2. NOPAT excludes interest expenses.
When you are taking net income into account, you are able to take interest expenses on debt and deduct them from the final figure. This does not happen when you are calculating NOPAT. It is a good way to understand how the company is profitable because the focus is on the earnings which are generated by company operations. Through this process, you can then calculate your EVA – economic value added.

3. Net income can be the same as NOPAT.
If there are no financing costs for a company, or there is no interest income to report, then NOPAT will be the same as the net income. For companies that have very little debt, or no debt at all, calculating the net income is usually a sufficient result to determine the organizational results which were achieved.
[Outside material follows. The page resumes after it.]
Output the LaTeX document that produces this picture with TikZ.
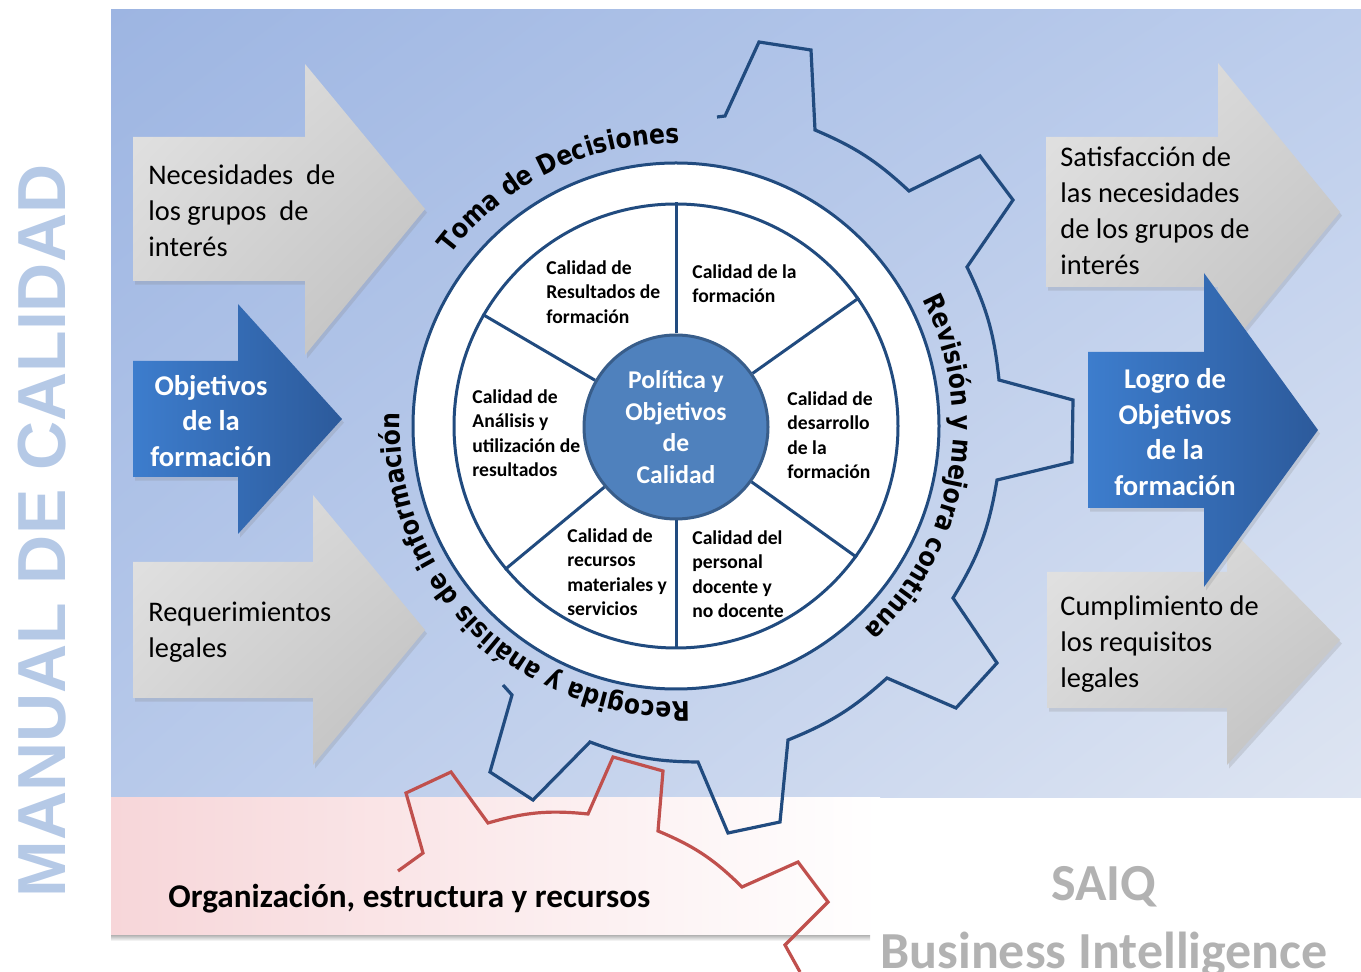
\documentclass[tikz,border=0pt]{standalone}
\usepackage{fontspec}
\setmainfont{Carlito}
\newfontfamily\arcofont[FakeStretch=0.87]{DejaVu Sans}
\newfontfamily\titulofont{Liberation Sans}
\usepackage{tikz}
\usetikzlibrary{decorations.text,shadows,shadings}
\definecolor{fondoA}{RGB}{157,181,226}
\definecolor{fondoB}{RGB}{188,205,236}
\definecolor{fondoC}{RGB}{183,201,234}
\definecolor{fondoD}{RGB}{222,229,242}
\definecolor{rosaA}{RGB}{247,214,217}
\definecolor{rosaB}{RGB}{233,219,221}
\definecolor{azulLinea}{RGB}{33,75,127}
\definecolor{azulDisco}{RGB}{79,129,189}
\definecolor{azulBorde}{RGB}{56,93,138}
\definecolor{rojoEng}{RGB}{192,80,77}
\definecolor{flechaA}{RGB}{61,125,205}
\definecolor{flechaB}{RGB}{44,90,155}
\definecolor{grisA}{RGB}{228,228,228}
\definecolor{grisB}{RGB}{211,211,211}
\definecolor{grisC}{RGB}{190,190,190}
\definecolor{titulo}{RGB}{181,201,230}
\definecolor{marca}{RGB}{178,178,178}
\newcommand{\flecha}[8]{
	%cuerpo
	\shade[#8] (#1,-#2) -- (#4,-#2) -- (#4,-#5)
	%punta
	-- (#6,{-(#2+#3)/2}) -- (#4,-#7)
	%
	-- (#4,-#3) -- (#1,-#3) -- cycle;
}
\newcommand{\arco}[4]{
	\path[decorate, decoration={text along path, text align=center,
		text={|\arcofont\bfseries\fontsize{13.5}{16}\selectfont|#4}}]
	(676,-426) ++(#1:#3) arc[start angle=#1, end angle=#2, radius=#3];
}
\tikzset{
	linea/.style={draw=azulLinea, line width=1.5pt},
	engranaje/.style={draw=azulLinea, line width=1.6pt},
	engrojo/.style={draw=rojoEng, line width=1.6pt},
	gris/.style={upper left=grisA, upper right=grisB, lower left=grisB, lower right=grisC,
		drop shadow={opacity=0.22, shadow xshift=1pt, shadow yshift=-1.8pt}},
	azul/.style={left color=flechaA, right color=flechaB,
		drop shadow={opacity=0.22, shadow xshift=1pt, shadow yshift=-1.8pt}},
	textoflecha/.style={anchor=west, align=left, inner sep=0pt, font=\fontsize{14.2}{18}\selectfont},
	textoazul/.style={align=center, inner sep=0pt, text=white, font=\bfseries\fontsize{14.3}{17.8}\selectfont},
	sector/.style={anchor=west, align=left, inner sep=0pt, font=\bfseries\fontsize{9.8}{12.2}\selectfont},
	anillo/.style={circle, inner sep=0pt, linea}
}
\begin{document}
\begin{tikzpicture}[x=0.5pt, y=0.5pt]
\useasboundingbox (0,0) rectangle (1361,-972);
% fondo
\shade[upper left=fondoA, upper right=fondoB, lower left=fondoC, lower right=fondoD] (111,-10) rectangle (1361,-798);
\shade[left color=rosaA, middle color=rosaB, right color=white] (111,-798) rectangle (880,-935);
\shade[top color=black!30, bottom color=white] (111,-935) rectangle (870,-941);
\node (manual) [rotate=90, anchor=base, inner sep=0pt, text=titulo, font=\titulofont\bfseries\fontsize{34}{40}\selectfont] at (65,-531) {MANUAL DE CALIDAD};
% engranaje rojo
\draw[engrojo] (398,-871) -- (423,-853) -- (406,-793) -- (451,-772) -- (488,-823)
	to[bend left=11] (588,-814) -- (613,-757) -- (663,-771) -- (658,-831)
	to[bend left=11] (742,-887) -- (798,-862) -- (828,-902) -- (785,-945) -- (800,-972);
% engranaje azul
\draw[engranaje] (717,-117) -- (725,-116) -- (759,-42) -- (811,-50) -- (815,-130)
	to[bend left=10] (909,-191) -- (980,-156) -- (1013,-200) -- (967,-267)
	to[bend left=10] (999,-380) -- (1073,-400) -- (1072,-462) -- (997,-480)
	to[bend left=11] (953,-598) -- (997,-663) -- (956,-708) -- (887,-678)
	to[bend left=10] (788,-740) -- (780,-822) -- (728,-833) -- (698,-762)
	to[bend left=10] (590,-742) -- (533,-800) -- (490,-772) -- (512,-695) -- (503,-685);
% anillo
\node (exterior) [anillo, fill=white, minimum size=263pt] at (676,-426) {};
\node (interior) [anillo, minimum size=222pt] at (676,-426) {};
\node (pol) [circle, inner sep=0pt, minimum size=92pt, fill=azulDisco, draw=azulBorde, line width=1.5pt,
	text=white, align=center, font=\bfseries\fontsize{12.8}{15.8}\selectfont] at (676,-427) {Política y\\Objetivos\\de\\Calidad};
\draw[linea] (pol.90) -- (interior.90);
\draw[linea] (pol.35) -- (interior.35);
\draw[linea] (pol.-36) -- (interior.-36);
\draw[linea] (pol.270) -- (interior.270);
\draw[linea] (pol.220) -- (interior.220);
\draw[linea] (pol.150) -- (interior.150);
\node (res) [sector] at (546,-292) {Calidad de\\Resultados de\\formación};
\node (form) [sector] at (692,-284) {Calidad de la\\formación};
\node (des) [sector] at (787,-435) {Calidad de\\desarrollo\\de la\\formación};
\node (pers) [sector] at (692,-574) {Calidad del\\personal\\docente y\\no docente};
\node (recu) [sector] at (567,-572) {Calidad de\\recursos\\materiales y\\servicios};
\node (anal) [sector] at (472,-433) {Calidad de\\Análisis y\\utilización de\\resultados};
% textos del arco
\arco{186}{46}{283}{Toma de Decisiones}
\arco{60}{-80}{277}{Revisión y mejora continua}
\arco{-65}{-205}{276}{Recogida y análisis de información}
% flechas: x cuerpo, arriba, abajo, x punta, arriba, x pico, abajo, estilo
\flecha{133}{137}{281}{305}{64}{425}{355}{gris}
\flecha{133}{562}{698}{313}{495}{425}{765}{gris}
\flecha{1046}{137}{287}{1218}{63}{1340}{361}{gris}
\flecha{1047}{572}{708}{1227}{525}{1340}{765}{gris}
\flecha{133}{361}{477}{238}{304}{342}{534}{azul}
\flecha{1088}{352}{508}{1204}{273}{1318}{587}{azul}
\node (nec) [textoflecha] at (148,-211) {Necesidades\ \ de\\los grupos\ \ de\\interés};
\node (req) [textoflecha] at (148,-632) {Requerimientos\\legales};
\node (sat) [textoflecha] at (1060,-211) {Satisfacción de\\las necesidades\\de los grupos de\\interés};
\node (cump) [textoflecha] at (1060,-644) {Cumplimiento de\\los requisitos\\legales};
\node (obj) [textoazul] at (211,-421) {Objetivos\\de la\\formación};
\node (logro) [textoazul] at (1175,-432) {Logro de\\Objetivos\\de la\\formación};
% abajo
\node (org) [anchor=west, inner sep=0pt, font=\bfseries\fontsize{16.6}{19}\selectfont] at (168,-899) {Organización, estructura y recursos};
\node (saiq) [inner sep=0pt, text=marca, font=\bfseries\fontsize{26}{30}\selectfont] at (1104,-887) {SAIQ};
\node (bi) [anchor=base, inner sep=0pt, text=marca, font=\bfseries\fontsize{26}{30}\selectfont] at (1104,-968) {Business Intelligence};
\end{tikzpicture}
\end{document}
4. Net income evaluates the company’s performance.
NOPAT is an after-tax calculation that allows you to see what you have left at the end of the day. Net income is what is left after all the costs and expenses are deducted. It is the bottom line for the shareholder’s equity, which offers a net increase or loss depending upon the performance the company was able to achieve.

When NOPAT Is Used for Financial Modeling

NOPAT is used as the starting point to calculate the unlevered free cash flow for an organization. The most common approach to the valuation process is to calculate the value of the enterprise, not its equity value, which makes it possible to ignore the capital structure of this business.
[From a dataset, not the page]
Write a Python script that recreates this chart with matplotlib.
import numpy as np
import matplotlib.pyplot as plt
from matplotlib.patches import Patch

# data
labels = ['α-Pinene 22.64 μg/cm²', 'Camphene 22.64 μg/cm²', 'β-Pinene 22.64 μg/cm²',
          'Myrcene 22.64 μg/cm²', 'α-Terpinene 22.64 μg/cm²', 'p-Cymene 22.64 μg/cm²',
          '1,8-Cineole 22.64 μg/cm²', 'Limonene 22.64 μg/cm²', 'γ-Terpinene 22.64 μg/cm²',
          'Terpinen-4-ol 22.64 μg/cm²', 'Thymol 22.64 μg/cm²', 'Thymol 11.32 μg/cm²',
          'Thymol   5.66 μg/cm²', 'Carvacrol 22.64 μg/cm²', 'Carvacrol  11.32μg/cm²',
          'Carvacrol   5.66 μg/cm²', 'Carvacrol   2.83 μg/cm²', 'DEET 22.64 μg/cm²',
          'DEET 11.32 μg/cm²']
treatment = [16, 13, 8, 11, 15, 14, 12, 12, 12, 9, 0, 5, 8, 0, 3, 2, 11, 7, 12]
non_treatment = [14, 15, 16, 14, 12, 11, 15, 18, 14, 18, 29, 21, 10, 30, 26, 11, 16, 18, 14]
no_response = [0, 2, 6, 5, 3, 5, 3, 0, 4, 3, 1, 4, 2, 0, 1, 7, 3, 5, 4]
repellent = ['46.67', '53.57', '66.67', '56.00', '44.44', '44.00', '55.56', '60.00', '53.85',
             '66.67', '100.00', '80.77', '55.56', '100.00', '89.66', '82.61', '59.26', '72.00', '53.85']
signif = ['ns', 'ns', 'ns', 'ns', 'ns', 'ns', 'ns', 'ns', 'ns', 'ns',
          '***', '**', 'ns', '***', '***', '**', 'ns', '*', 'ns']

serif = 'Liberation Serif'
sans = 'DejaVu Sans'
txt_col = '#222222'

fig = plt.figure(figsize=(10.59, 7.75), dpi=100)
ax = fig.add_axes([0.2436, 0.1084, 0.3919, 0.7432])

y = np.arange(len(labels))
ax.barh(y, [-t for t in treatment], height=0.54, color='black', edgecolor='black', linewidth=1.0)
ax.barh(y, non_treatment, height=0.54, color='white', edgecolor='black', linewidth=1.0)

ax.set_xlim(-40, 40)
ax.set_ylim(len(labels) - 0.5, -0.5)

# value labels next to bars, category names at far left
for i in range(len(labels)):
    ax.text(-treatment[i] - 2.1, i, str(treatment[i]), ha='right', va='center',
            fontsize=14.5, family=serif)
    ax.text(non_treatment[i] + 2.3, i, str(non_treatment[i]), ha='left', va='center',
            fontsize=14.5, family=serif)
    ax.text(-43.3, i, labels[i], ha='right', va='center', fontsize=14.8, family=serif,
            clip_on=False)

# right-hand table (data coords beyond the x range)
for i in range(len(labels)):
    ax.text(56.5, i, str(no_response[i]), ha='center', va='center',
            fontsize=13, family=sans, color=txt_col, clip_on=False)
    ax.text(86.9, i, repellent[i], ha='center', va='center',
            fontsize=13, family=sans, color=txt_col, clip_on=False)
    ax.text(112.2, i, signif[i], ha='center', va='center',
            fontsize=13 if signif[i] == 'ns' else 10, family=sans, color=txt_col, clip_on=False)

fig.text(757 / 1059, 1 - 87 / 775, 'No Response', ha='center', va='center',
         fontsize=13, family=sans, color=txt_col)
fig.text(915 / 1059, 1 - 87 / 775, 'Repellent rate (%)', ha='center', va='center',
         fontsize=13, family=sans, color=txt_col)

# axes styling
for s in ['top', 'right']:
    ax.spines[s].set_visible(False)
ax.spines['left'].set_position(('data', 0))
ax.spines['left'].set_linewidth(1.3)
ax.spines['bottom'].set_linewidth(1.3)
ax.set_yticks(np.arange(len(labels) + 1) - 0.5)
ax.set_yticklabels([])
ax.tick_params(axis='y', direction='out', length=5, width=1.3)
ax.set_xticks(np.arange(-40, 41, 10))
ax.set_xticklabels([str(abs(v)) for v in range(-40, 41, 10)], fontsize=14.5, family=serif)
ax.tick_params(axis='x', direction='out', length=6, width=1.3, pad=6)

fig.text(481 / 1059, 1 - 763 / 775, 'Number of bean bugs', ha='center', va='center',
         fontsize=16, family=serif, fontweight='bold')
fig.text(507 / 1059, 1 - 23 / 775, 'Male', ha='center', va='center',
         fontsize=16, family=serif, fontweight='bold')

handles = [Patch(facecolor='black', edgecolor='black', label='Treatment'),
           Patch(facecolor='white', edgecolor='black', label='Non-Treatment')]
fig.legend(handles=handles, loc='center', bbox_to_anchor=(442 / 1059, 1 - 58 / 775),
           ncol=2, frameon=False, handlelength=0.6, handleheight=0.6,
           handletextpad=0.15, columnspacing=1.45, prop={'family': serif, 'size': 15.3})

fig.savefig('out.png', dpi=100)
That means the assets of the company are the only thing that is used to determine its overall value.

The issue that sometimes comes up is the fact that NOPAT doesn’t consider any changes which occur in a company’s net working capital accounts. Inventory, accounts payable, and accounts receivable are just three examples of what the calculation ignores. Amortization and depreciation are not factors in the calculation either.

An actual cash expense is not included in the NOPAT calculation either.
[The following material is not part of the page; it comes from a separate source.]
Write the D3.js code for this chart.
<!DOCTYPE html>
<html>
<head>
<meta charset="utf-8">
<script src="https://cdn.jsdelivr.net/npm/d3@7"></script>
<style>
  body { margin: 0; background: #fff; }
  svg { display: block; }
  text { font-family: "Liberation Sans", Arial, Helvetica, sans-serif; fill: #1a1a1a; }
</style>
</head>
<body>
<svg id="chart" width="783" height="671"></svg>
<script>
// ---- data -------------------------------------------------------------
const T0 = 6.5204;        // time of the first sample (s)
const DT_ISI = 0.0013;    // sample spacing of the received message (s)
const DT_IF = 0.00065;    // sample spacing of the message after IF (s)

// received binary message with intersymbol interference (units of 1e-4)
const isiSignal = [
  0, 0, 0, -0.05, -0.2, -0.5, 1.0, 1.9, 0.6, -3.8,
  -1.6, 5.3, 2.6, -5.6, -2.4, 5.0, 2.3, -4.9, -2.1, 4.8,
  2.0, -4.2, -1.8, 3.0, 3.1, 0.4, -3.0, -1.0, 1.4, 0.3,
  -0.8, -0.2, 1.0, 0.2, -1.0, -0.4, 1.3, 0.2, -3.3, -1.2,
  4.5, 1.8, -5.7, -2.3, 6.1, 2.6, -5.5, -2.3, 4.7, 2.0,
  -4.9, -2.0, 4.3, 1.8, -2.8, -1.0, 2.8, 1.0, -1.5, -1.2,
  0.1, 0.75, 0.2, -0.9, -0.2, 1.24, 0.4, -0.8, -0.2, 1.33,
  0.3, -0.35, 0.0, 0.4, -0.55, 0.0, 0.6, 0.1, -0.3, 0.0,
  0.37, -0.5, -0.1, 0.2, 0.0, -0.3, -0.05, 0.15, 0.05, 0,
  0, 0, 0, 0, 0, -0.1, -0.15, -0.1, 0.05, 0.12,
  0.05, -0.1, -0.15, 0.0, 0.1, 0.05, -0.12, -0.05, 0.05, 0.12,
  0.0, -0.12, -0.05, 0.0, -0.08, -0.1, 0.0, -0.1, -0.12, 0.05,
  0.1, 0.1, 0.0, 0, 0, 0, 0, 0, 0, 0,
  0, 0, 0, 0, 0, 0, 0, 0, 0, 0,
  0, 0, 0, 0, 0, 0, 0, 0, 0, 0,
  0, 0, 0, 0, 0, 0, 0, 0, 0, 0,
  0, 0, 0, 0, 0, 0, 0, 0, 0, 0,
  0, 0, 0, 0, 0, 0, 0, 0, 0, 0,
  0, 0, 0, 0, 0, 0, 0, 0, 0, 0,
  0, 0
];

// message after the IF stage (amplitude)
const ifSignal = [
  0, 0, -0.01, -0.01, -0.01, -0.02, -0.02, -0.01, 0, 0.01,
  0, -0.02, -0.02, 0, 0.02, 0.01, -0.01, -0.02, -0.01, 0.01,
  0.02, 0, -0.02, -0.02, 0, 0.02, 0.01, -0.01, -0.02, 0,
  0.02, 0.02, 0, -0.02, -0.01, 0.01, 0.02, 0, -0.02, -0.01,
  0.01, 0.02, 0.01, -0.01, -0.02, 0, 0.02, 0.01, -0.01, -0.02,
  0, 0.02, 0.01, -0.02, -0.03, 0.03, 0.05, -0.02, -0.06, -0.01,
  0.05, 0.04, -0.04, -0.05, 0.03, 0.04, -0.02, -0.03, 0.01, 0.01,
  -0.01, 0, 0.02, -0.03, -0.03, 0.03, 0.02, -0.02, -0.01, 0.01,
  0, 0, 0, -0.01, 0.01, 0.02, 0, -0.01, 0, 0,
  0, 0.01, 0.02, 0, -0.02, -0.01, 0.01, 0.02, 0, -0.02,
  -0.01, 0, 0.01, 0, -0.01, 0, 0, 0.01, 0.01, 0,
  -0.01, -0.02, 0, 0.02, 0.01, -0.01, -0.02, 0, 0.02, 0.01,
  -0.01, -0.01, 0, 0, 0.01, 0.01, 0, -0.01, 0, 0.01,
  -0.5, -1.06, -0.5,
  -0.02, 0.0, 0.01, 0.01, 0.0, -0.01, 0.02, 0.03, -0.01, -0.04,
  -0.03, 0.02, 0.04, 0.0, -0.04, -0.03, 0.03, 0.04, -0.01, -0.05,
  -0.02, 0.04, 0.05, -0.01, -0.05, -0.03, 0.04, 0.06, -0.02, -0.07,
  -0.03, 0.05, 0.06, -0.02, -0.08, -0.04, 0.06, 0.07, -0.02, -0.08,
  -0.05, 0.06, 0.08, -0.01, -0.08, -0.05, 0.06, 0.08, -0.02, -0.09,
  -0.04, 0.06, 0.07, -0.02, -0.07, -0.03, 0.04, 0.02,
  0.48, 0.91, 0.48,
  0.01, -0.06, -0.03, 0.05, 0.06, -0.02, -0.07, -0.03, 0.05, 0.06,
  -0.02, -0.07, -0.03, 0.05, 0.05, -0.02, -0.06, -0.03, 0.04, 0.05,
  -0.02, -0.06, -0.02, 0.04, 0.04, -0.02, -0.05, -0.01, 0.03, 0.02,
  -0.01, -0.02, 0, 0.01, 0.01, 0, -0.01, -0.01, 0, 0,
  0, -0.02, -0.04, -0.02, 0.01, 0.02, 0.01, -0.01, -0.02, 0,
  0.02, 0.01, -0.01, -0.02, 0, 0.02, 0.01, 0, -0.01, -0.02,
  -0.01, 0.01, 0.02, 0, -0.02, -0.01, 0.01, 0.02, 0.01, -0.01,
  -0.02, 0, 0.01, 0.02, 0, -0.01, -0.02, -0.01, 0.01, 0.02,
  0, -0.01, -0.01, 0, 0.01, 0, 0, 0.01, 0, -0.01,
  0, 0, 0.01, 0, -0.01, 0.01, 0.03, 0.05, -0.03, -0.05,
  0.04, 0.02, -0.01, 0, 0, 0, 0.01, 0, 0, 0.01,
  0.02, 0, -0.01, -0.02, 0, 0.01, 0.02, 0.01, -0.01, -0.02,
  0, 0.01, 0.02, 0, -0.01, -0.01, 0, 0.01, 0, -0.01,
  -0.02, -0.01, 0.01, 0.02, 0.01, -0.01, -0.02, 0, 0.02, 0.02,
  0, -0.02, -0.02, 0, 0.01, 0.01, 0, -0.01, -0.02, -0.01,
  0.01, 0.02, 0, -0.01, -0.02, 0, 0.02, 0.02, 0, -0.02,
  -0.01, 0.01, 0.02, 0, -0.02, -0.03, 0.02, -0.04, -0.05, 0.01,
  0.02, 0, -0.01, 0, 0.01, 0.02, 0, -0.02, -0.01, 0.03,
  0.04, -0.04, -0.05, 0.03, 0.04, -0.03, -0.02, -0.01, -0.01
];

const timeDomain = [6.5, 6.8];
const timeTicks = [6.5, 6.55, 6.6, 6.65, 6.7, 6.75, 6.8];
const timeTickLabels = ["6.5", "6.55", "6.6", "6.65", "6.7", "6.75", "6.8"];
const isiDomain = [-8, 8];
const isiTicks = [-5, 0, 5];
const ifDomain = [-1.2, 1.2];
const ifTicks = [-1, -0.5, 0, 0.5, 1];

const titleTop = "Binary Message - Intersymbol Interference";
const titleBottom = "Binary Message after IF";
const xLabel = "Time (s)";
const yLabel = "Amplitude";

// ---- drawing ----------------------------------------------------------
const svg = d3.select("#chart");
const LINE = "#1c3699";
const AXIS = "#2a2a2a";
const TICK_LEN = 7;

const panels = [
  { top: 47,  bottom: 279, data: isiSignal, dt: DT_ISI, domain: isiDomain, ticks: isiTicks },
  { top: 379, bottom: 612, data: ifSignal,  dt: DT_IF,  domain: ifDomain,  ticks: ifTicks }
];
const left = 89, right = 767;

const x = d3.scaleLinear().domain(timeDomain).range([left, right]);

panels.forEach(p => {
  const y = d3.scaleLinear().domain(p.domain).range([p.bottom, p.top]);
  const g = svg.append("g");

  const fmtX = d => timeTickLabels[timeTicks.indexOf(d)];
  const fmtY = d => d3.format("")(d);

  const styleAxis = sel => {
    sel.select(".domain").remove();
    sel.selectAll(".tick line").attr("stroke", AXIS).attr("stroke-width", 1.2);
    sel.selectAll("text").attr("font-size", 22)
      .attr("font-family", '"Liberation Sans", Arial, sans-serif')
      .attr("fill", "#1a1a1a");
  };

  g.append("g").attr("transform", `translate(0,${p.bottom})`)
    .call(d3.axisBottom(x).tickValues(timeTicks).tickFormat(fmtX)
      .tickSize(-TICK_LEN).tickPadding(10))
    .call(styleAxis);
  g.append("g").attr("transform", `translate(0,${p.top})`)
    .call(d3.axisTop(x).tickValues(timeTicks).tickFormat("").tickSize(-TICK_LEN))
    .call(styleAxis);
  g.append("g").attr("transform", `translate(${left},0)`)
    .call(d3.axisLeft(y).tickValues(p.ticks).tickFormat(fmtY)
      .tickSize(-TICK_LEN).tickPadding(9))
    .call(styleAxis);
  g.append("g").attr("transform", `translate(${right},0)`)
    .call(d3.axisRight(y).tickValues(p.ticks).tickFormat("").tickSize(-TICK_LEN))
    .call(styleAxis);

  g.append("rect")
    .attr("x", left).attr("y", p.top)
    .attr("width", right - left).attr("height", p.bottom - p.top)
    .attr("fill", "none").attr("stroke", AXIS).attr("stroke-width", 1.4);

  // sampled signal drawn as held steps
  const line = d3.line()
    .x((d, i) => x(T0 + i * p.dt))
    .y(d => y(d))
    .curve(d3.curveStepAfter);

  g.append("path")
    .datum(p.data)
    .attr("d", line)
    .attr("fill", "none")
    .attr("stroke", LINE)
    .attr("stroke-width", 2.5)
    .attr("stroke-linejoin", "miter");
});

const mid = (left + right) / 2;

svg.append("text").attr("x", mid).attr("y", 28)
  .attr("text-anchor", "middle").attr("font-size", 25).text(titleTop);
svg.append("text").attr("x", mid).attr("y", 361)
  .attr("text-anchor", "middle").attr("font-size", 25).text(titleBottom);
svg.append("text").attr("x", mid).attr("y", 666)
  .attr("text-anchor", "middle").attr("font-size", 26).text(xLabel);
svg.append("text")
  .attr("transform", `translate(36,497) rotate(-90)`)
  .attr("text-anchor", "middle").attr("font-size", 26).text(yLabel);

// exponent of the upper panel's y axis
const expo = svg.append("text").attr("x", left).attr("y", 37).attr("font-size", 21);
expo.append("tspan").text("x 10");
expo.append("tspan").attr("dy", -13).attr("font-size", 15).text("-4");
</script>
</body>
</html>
What Are the Advantages of Net Income?

The net income of a business is a calculation of all revenues, minus all expenses. The sources of revenue might include direct sales and operational income, along with miscellaneous activities, like income earned from a lawsuit settlement. Net income includes one-time items for purchases and income receives.

Expenses that are factored into the net income calculation include employee wages, the cost of materials, and interest expenses on any loans that have been acquired.

When the net income is produced by a company, it offers the general public a level of added value because there is more visibility. Although it may not track the cash value of the company, most profits get invested back into a business to help it grow anyway. That is why many SMBs and SMEs finish the year with less cash than they had at the beginning of the year.

That is why all sources of revenues and expenses are considered when calculating the net income.

Which Is Better for the Investor: NOPAT or Net Income?

For the investor, NOPAT is the better figure to use when trying to make an investment decision. That is because the NOPAT calculation is a measurement of the profits that a company earns, excluding the tax and cost benefits which come with debt financing that supports the capital structure of the organization.

It should be noted that NOPAT is not overshadowed by the leveraging decisions a company may make, or by the amount that is available in an active loan. In the U.S., interest payments are a pre-tax expense, which means NOPAT is able to assess the operations of the company and its profitability in a clearer way for the investor.

In a perfect world, the investor would take time to take both NOPAT and net income into account when making an investment decision. If only one figure can be calculated, then NOPAT should be the one looked at since it provides the best look at the overall operations of the company.